In der Dezemberausgabe des Grazer Straßenmagazins Megaphon habe ich über Politik und Humor geschrieben:
Lachen gegen die Angst
Nichts fürchten die Mächtigen mehr als Menschen, die Spaß haben
Immer wenn die Häuptlinge des nordamerikanischen Volkes der Hopi hoch zu Ross ihre Macht demonstrierten, zäumten die Chühü’wimkya ihre Pferde von hinten auf. Die „Gegenteilmenschen“, wie diese Clowns bei den Hopi hießen, provozierten dann lärmend und obszön gestikulierend Gelächter und stahlen ihren Führern die Show. Und wenn der mächtige Schamane das Volk mit Magie und Zauberei beeindruckte, wurde er von den Gegenteilern so patschert imitiert, dass alle lachend seine Tricks durchschauten.
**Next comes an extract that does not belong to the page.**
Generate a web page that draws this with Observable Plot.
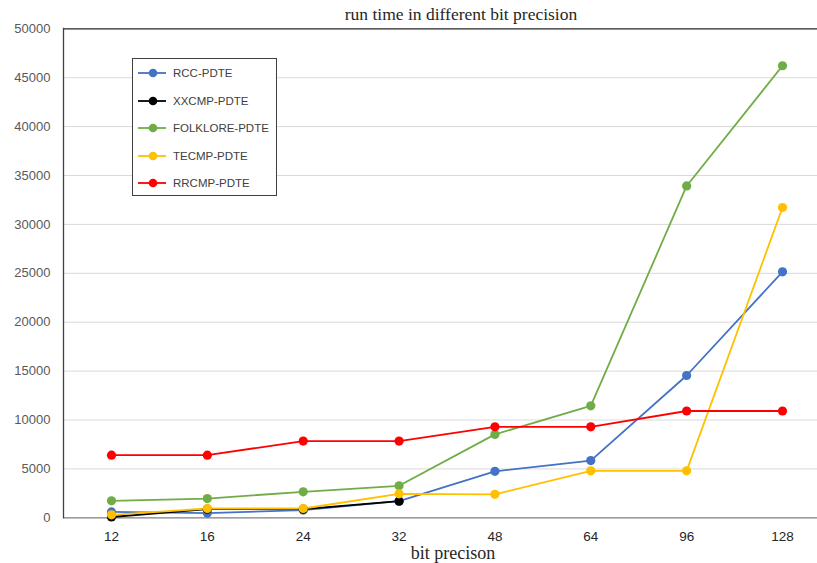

Finanzkrise, Klimawandel, Krieg, Umweltzerstörung, Ausbeutung, Diskriminierung, Arbeitslosigkeit, Sozialabbau: Das alles ist natürlich kein Grund zum Lachen. Oh nein: Es ist, je nach Geschmack und Tagesverfassung, zum Fürchten, zum Ausderhautfahren, zum Verzweifeln. Jo eh. Nur: Das hilft alles nichts. Schlimmer noch: Es hilft erst wieder nur den Mächtigen. Denn deren Macht gründet sich vor allem auf unserer Angst, unserem Frust und unserer Resignation.
Früher war der Hofnarr der Einzige, der den König öffentlich kritisieren konnte. „Kinder und Narren sagen die Wahrheit“, heißt es. In Umberto Ecos „Der Name der Rose“ versuchen die Kirchenfürsten Aristoteles’ Buch über die Komödie zu verbieten, weil sie wissen, dass die Menschen mit dem Lachen ihre Angst – und sie selbst damit ihre Macht – verlieren würden. Wäre Charlie Chaplins grandioser Film „Der große Diktator“ im Dritten Reich gezeigt worden, hätte dann nicht sogar Hitler seine mystische Aura eingebüßt, weil die Leute über sein absurdes Gehabe gelacht hätten? Wer lacht, ist gefährlich. Nicht umsonst landeten viele große Clowns – wie Chaplin, Dario Fo, Leo Bassi oder Jango Edwards – für ihre Späßchen im Gefängnis und wurden oder werden von den Mächtigen bekämpft. So wie zuletzt das Kabarettistenduo Stermann und Grissemann, dem der Kärntner Landeshauptmann verbieten lassen möchte, die Mystifizierung seines Vorgängers dorthin zu führen, wo sie hingehört: ad absurdum.
Die Chühü’wimkya, die Gegenteiler, galten bei den Hopi einst als Garantie für das soziale Gleichgewicht der Gesellschaft, als wirksamstes Mittel gegen Machtmissbrauch. Wer den Ernst der Lage erkannt hat, darf vor allem eines nicht: sich das Lachen verbieten lassen.